The U.S. Department of the Interior has completed the necessary reviews clearing the way for the start of turbine construction offshore between Rhode Island and New York for South Fork Wind. This will be the first commercial-scale, offshore wind energy project to start turbine construction in federal waters in the United States.
The development is being called a major milestone towards meeting the U.S.’s goal to deploy 30 gigawatts of offshore wind energy by 2030. It is also the first since the DOI in January moved to streamline processes by shifting responsibilities, including workplace safety and environmental compliance, from the Bureau of Ocean Energy Management to the Bureau of Safety and Environmental Enforcement (BSEE).
“The Bureau of Safety and Environmental Enforcement has the important responsibility of reviewing renewable energy projects and is committed to ensuring they will be built and operated in a safe and environmentally sustainable manner,” said Kevin Sligh, Director of BSEE. “Today’s announcement is a significant milestone for the Biden-Harris administration and the Department’s progress in offshore wind development on the Outer Continental Shelf.”
BSEE declared on April 3 that it has completed its review of critical design and installation reports for the South Fork Wind project. With the completion of the 60-day review of the project’s Facility Design Report and Fabrication and Installation Report, South Fork Wind will now begin the historic step of constructing and installing offshore wind turbines on the Outer Continental Shelf. It is estimated that the installation of its 12 turbines by summer 2023. The project is being jointly developed as a first effort in the U.S. in a 50/50 partnership between Ørsted and Eversource.
The South Fork project was approved by the Interior’s Bureau of Ocean Energy Management (BOEM) in November 2021. The project will be located 35 miles east of Montauk Point on Long Island, New York, and will have an underground transmission line that will deliver power to the local grid in the Town of East Hampton, New York.

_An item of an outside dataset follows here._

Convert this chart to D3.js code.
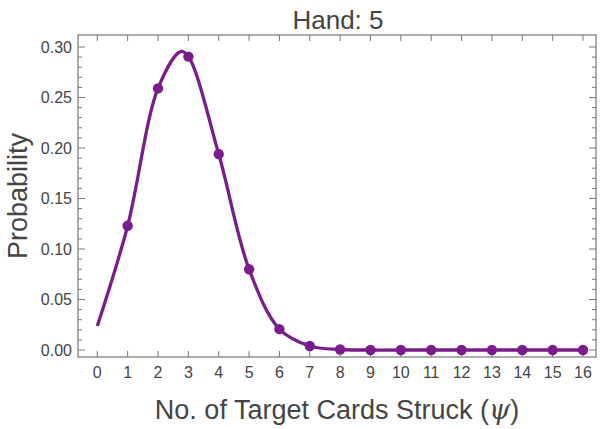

It will have the capacity to generate 130 megawatts of wind energy, enough to power over 70,000 homes and businesses.
Ørsted and Eversource point to the project as their pioneering effort highlighting the broad network being developed to support the construction and operation. They will be working with Boskalis for the foundation and offshore substations transportation and installation work for the joint venture’s South Fork Wind. Under a contract finalized in late 2021, Boskalis will manage the transport and installation of three offshore substations and the XXL monopiles for the South Fork Wind and Revolution Wind projects. Boskalis will also install scour protection for the Revolution Wind and Sunrise Wind projects.
The companies have also entered into agreements to charter five new offshore wind CTVs to be built at Senesco Marine and Blount Boats & Shipyard, both located in Rhode Island, to service the wind farms. In addition, they agreed to charter a newly built SOV which is under construction at Edison Chouest Offshore’s yard in Louisiana and due to enter service in 2024 also to support maintenance operations at these wind farms.